I am now convinced Romney can’t. Either his closest confidants have convened around a table and concluded that there’s political disaster in those returns, or the candidate already knows this all too well and won’t show them to any of his handlers lest the information leak. Logic and my own experience in presidential politics persuade me that the only reason to withhold something like this is if its release could put a near end to the campaign.

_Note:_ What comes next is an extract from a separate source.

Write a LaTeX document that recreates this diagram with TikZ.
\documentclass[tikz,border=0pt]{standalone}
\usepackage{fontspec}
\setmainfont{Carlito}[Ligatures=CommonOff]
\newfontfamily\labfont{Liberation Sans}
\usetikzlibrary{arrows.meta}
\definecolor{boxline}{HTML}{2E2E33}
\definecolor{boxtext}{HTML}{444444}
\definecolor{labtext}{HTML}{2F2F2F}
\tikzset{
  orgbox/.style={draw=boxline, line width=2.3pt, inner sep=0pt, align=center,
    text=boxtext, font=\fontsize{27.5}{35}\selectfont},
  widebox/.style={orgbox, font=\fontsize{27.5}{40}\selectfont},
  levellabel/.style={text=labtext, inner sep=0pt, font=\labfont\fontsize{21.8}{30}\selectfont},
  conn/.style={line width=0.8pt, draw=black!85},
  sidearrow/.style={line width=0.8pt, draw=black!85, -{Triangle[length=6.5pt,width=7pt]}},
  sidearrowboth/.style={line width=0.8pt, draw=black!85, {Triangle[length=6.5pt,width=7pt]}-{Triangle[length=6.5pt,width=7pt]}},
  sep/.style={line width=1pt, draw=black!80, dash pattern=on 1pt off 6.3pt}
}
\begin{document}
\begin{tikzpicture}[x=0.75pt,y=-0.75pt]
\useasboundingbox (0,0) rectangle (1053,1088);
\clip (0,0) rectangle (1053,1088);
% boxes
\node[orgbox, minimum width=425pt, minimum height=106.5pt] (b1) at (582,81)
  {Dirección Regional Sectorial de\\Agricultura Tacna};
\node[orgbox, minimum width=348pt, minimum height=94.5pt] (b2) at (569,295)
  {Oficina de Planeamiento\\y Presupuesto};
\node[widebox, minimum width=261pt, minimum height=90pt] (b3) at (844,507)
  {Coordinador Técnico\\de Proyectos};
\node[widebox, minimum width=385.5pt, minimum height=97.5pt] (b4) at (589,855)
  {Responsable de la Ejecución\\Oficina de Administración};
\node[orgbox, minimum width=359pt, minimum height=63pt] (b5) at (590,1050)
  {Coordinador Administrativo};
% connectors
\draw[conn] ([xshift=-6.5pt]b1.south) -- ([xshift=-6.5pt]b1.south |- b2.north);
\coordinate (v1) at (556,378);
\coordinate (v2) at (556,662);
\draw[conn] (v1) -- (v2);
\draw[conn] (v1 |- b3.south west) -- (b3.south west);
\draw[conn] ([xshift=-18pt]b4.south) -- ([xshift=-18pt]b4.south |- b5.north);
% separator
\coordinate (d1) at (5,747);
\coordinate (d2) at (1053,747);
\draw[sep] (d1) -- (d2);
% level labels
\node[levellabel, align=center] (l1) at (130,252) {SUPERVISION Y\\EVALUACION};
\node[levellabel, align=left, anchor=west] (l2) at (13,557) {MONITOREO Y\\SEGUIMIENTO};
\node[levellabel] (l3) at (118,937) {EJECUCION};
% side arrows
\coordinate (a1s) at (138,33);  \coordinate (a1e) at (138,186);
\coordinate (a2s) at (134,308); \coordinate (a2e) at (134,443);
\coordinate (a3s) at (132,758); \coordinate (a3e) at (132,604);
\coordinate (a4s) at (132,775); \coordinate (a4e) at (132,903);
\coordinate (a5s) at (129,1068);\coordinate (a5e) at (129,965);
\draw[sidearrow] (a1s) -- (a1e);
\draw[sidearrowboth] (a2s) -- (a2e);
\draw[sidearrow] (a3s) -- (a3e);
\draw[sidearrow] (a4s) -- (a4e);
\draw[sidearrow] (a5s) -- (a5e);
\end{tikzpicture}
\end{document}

For Romney and his operatives to find themselves in this situation is inexplicable, except on grounds of heedless greed. The man has known he was going to run for president for eight years or more, and perhaps for his whole adult life. So close the Swiss bank accounts and offshore investments in tax havens in, say, 2005 or 2006; he’d get away with disclosing just five years of returns. And he could have made sure he paid a reasonable percentage in income taxes each and every year. He didn’t have to jump through every loophole, moneybags in hand. To the horror of his accountants, he could have skipped some deductions. How about last year’s $77,000 deduction for that dancing horse?
In short, Romney needed to straighten out his financial affairs, and those around him should have told him to do it long ago. And if he is his own principal adviser on this, then he has an adviser who’s a fool—a very rich fool. His ignorance about the political fallout seems to be matched only by his arrogance in assuming that he can be simultaneously a plutocrat and presidential nominee.